Il Patriarca li richiama alla carità, i preti si dividono: «Le parole non bastano»

di Alvise Sperandio

VENEZIA – Tutti d’accordo e non poteva essere diversamente. Però, il monito lanciato da monsignor Francesco Moraglia, l’altro ieri in basilica di San Marco, «Preti, ritornate tra la gente», ha fatto riflettere il clero veneziano.

Il Patriarca ha parlato della carità pastorale come cuore del presbiterato con una sottolineatura che non è passata inosservata: «Fuor di metafora – ha detto – si rischia di amare più le opere, i titoli accademici, le nostre pubblicazioni, le strutture che abbiamo costruito e ci circondano e servono alla nostra attività pastorale, che non il fine per cui quelle cose sono state create, ossia le anime. Il rischio è essere organizzatori, impresari, docenti, intellettuali, psicologi, assistenti sociali e non pastori».

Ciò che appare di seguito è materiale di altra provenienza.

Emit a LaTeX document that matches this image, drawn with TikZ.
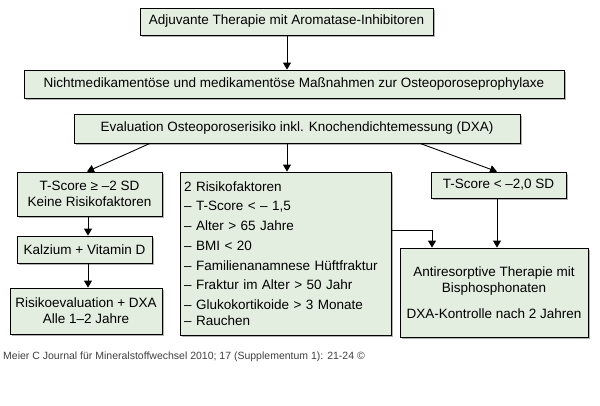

Tra i destinatari del messaggio il coro dei favorevoli è ovviamente unanime, ma non mancano le opinioni.
«Le parole del vescovo mi hanno posto in una situazione di verifica interiore – dice don Armando Trevisiol, padre di quattro centri don Vecchi e da molti considerato un “palazzinaro” – Tutti noi seguiremo le sue indicazioni e faremo del nostro meglio per convertirci, certo è che la carità verso i bisognosi non si fa solo con le chiacchiere. Chiederò a monsignor Moraglia di specificare meglio il suo pensiero per capire come possa essere declinato concretamente nella vita di tutti i giorni, perché le strutture servono; sono strumenti senza i quali l’aiuto nei confronti dei deboli resta aria fritta».

Mentre l’arciprete del Duomo, monsignor Fausto Bonini, si riserva di parlare perché occupato nella preparazione delle celebrazioni pasquali, il direttore del settimanale diocesano “Gente veneta”, don Sandro Vigani, afferma: «È necessario interpretare correttamente il senso di quanto il patriarca ha voluto comunicarci, ovvero che il prete non è ciò che fa ma ciò che è, perché tutto è legato al sacramento dell’ordine».

Don Natalino Bonazza, parroco, preside della Fondazione Giovanni Paolo I del Marcianum, docente e delegato per il centro storico alla rappresentanza presso le autorità civili, d’incarichi ne somma molti: «Il vescovo ha voluto ritornare al centro della faccenda, invitando i preti a mettersi nelle condizioni di una verifica interiore – spiega – Il punto è convertire la persona al cuore del ministero affinché il soggetto del fare sia l’essere ministro ordinato: il sacerdote fa ciò che è, laddove viene mandato».

L’intervento di monsignor Moraglia fa discutere anche a Carpenedo che, notoriamente, è una parrocchia molto attiva sul fronte operativo. «Credo che ogni persona sia unica e quando è vitale, è normale che questa vitalità sia espressa in tutti gli ambiti del suo impegno quotidiano per la pastorale – sostiene l’arciprete don Gianni Antoniazzi – Io mi sento profondamente prete nel mio costante contatto con la gente che mi è stata affidata per la cura spirituale e sono dell’avviso che l’evangelizzazione abbia bisogno di spazi ben curati per le persone».

Monsignor Dino Pistolato, da 20 anni direttore della Caritas, soggetto che gestisce grosse quantità di denaro, propone un distinguo: «Il Patriarca ha ragione, la priorità dev’essere la capacità di spendersi per i fedeli – osserva – In altre parole la cura pastorale viene prima di tutto, più che perdere il sonno per i debiti contratti per realizzare un’opera, bisognerebbe prestare maggior attenzione ai problemi delle persone. Ciò che monsignor Moraglia ha voluto dire è che importante essere strumenti e mai fini dell’azione».